Something rare about St. George Greek Orthodox Cathedral is that unlike most other institutions, the church bothered to create an in depth and public account of its own history, even going so far as to include street addresses for several of its previous locations.
Like other ethnic organizations, this church was not always in this location. Before this building opened in the late 1960s, what would become the St. George congregation met in various places.
Initially, the Greek population in Hartford would travel to the other St. George in New Britain, but seeing as how there was no CTfastrakĀ in 1916, this was an ordeal.
As this community grew in Hartford, there was reason to establish social clubs here, along with a Greek language school that met in a room rented from Loew’s Poli Theater, which was where the MDC building/Bushnell Plaza is on Main Street today. Before creating a church of their own, there were visiting clergy and some attendance at the All Saints’ Church at 1332 1/2 Broad Street. Don’t bother to look. It’s not there. Removed and replaced by the Learning Corridor. All Saints’ eventually moved to Scarborough Street, in spitting distance of West Hartford.
For the Greek church, there was the rental of an Episcopal Church at Park and Washington in the 1920s, then the rental of the Baptist Church two blocks south at 182 Jefferson Street in the 1930s. They bought the latter building a couple years later. The building at Jefferson and Washington is now owned by the Salvation Army.
While at the Jefferson Street site, they purchased 471 Campfield Avenue — further south and two miles away — as the parish house. In 1950, they purchased the property at 433 Fairfield Avenue.
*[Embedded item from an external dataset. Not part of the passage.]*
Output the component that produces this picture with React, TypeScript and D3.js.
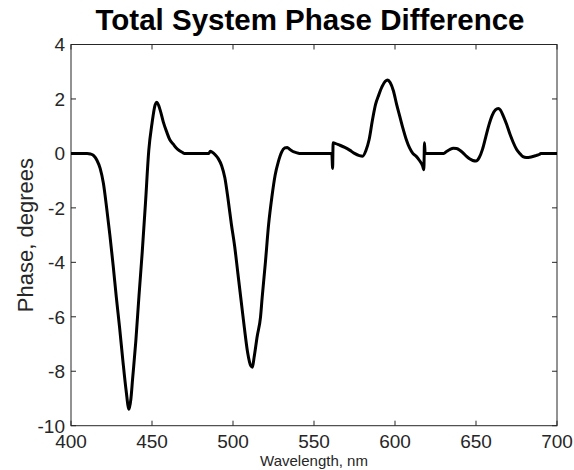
import React from "react";
import * as d3 from "d3";

const wavelengths = [
  400, 405, 410, 412, 414, 416, 418, 420, 422, 424, 426, 428, 430, 432, 434, 435.8, 437, 438, 440, 442, 444, 446, 448, 450, 452, 453, 455, 457, 459, 461, 463, 465, 467, 469, 470,
  485, 486, 487, 489, 491, 493, 495, 497, 499, 501, 503, 505, 507, 509, 511, 512, 513, 515, 517, 518, 520, 522, 524, 526, 528, 530, 532, 533.5, 535, 537, 539, 541,
  561, 561.5, 561.8, 563, 566, 569, 572, 575, 578, 580, 582, 584, 586, 588, 590, 592, 594, 595.5, 597, 599, 601, 603, 605, 607, 609, 611, 613, 615, 617, 617.8, 618.2, 618.6,
  630, 632, 634, 636, 638, 640, 642, 644, 646, 648, 650, 652, 654, 656, 658, 660, 662, 663.8, 665, 667, 669, 671, 673, 675, 677, 679, 681, 684, 687, 689, 690, 700,
];
const phase = [
  0, 0, 0, -0.02, -0.08, -0.25, -0.55, -1.1, -2.0, -3.0, -4.1, -5.3, -6.4, -7.6, -8.7, -9.4, -9.0, -8.3, -6.9, -5.2, -3.6, -1.8, 0.1, 1.1, 1.8, 1.88, 1.6, 1.15, 0.8, 0.5, 0.35, 0.2, 0.1, 0.03, 0,
  0, 0.08, 0.05, -0.05, -0.2, -0.45, -0.9, -1.7, -2.6, -3.4, -4.4, -5.4, -6.4, -7.3, -7.8, -7.85, -7.5, -6.7, -6.0, -5.3, -4.0, -2.6, -1.6, -0.8, -0.3, 0.05, 0.2, 0.22, 0.15, 0.07, 0.03, 0,
  0, -0.55, 0.39, 0.37, 0.3, 0.22, 0.12, 0.0, -0.08, -0.1, 0.1, 0.5, 1.2, 1.8, 2.15, 2.45, 2.65, 2.7, 2.6, 2.3, 1.8, 1.35, 0.9, 0.5, 0.2, 0.0, -0.1, -0.25, -0.45, -0.6, 0.39, 0.0,
  0, 0.08, 0.15, 0.19, 0.18, 0.12, 0.02, -0.1, -0.2, -0.26, -0.28, -0.15, 0.15, 0.6, 1.05, 1.4, 1.6, 1.65, 1.6, 1.35, 1.05, 0.7, 0.4, 0.15, 0.0, -0.12, -0.15, -0.13, -0.08, -0.04, 0, 0,
];
const xTicks = [400, 450, 500, 550, 600, 650, 700];
const yTicks = [-10, -8, -6, -4, -2, 0, 2, 4];
const title = "Total System Phase Difference";
const xLabel = "Wavelength, nm";
const yLabel = "Phase, degrees";

export default function App() {
  const W = 574, H = 470;
  const left = 71, right = 557, top = 44.5, bottom = 425.7;
  const x = d3.scaleLinear().domain([400, 700]).range([left, right]);
  const y = d3.scaleLinear().domain([-10, 4]).range([bottom, top]);
  const pts: [number, number][] = wavelengths.map((w, i) => [w, phase[i]]);
  const line = d3
    .line<[number, number]>()
    .x((d) => x(d[0]))
    .y((d) => y(d[1]))
    .curve(d3.curveMonotoneX);
  const axisColor = "#262626";
  const font = "'Liberation Sans', Arial, Helvetica, sans-serif";
  const tl = 5;
  return (
    <svg
      width={W}
      height={H}
      style={{ position: "absolute", left: 0, top: 0, background: "#fff" }}
      fontFamily={font}
    >
      <rect x={0} y={0} width={W} height={H} fill="#fff" />
      <text x={310} y={30} textAnchor="middle" fontSize={29.5} fontWeight="bold" fill="#000">
        {title}
      </text>
      <rect x={left} y={top} width={right - left} height={bottom - top} fill="none" stroke={axisColor} strokeWidth={1} />
      {xTicks.map((t) => (
        <g key={"x" + t}>
          <line x1={x(t)} x2={x(t)} y1={bottom} y2={bottom - tl} stroke={axisColor} />
          <line x1={x(t)} x2={x(t)} y1={top} y2={top + tl} stroke={axisColor} />
          <text x={x(t)} y={448} textAnchor="middle" fontSize={19} fill={axisColor}>
            {t}
          </text>
        </g>
      ))}
      {yTicks.map((t) => (
        <g key={"y" + t}>
          <line x1={left} x2={left + tl} y1={y(t)} y2={y(t)} stroke={axisColor} />
          <line x1={right} x2={right - tl} y1={y(t)} y2={y(t)} stroke={axisColor} />
          <text x={left - 6} y={y(t) + 6.8} textAnchor="end" fontSize={19} fill={axisColor}>
            {t}
          </text>
        </g>
      ))}
      <text x={314} y={466} textAnchor="middle" fontSize={15} fill={axisColor}>
        {xLabel}
      </text>
      <text
        transform={`translate(33, ${(top + bottom) / 2}) rotate(-90)`}
        textAnchor="middle"
        fontSize={22}
        fill={axisColor}
      >
        {yLabel}
      </text>
      <path d={line(pts) || ""} fill="none" stroke="#000" strokeWidth={3} strokeLinejoin="round" />
    </svg>
  );
}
This is almost a directly line from the parish house, on the other side of Goodwin Park, almost in Wethersfield.
It took another fourteen years before construction would begin on the building many recognize today because of the annual Greek Festival.
Despite the pandemic, they held a modified version of the festival in 2020 and 2021. No dancing the last two years, just a Greek food drive-thru.
For those unable to read anything written on the building — they still offer Greek language lessons today.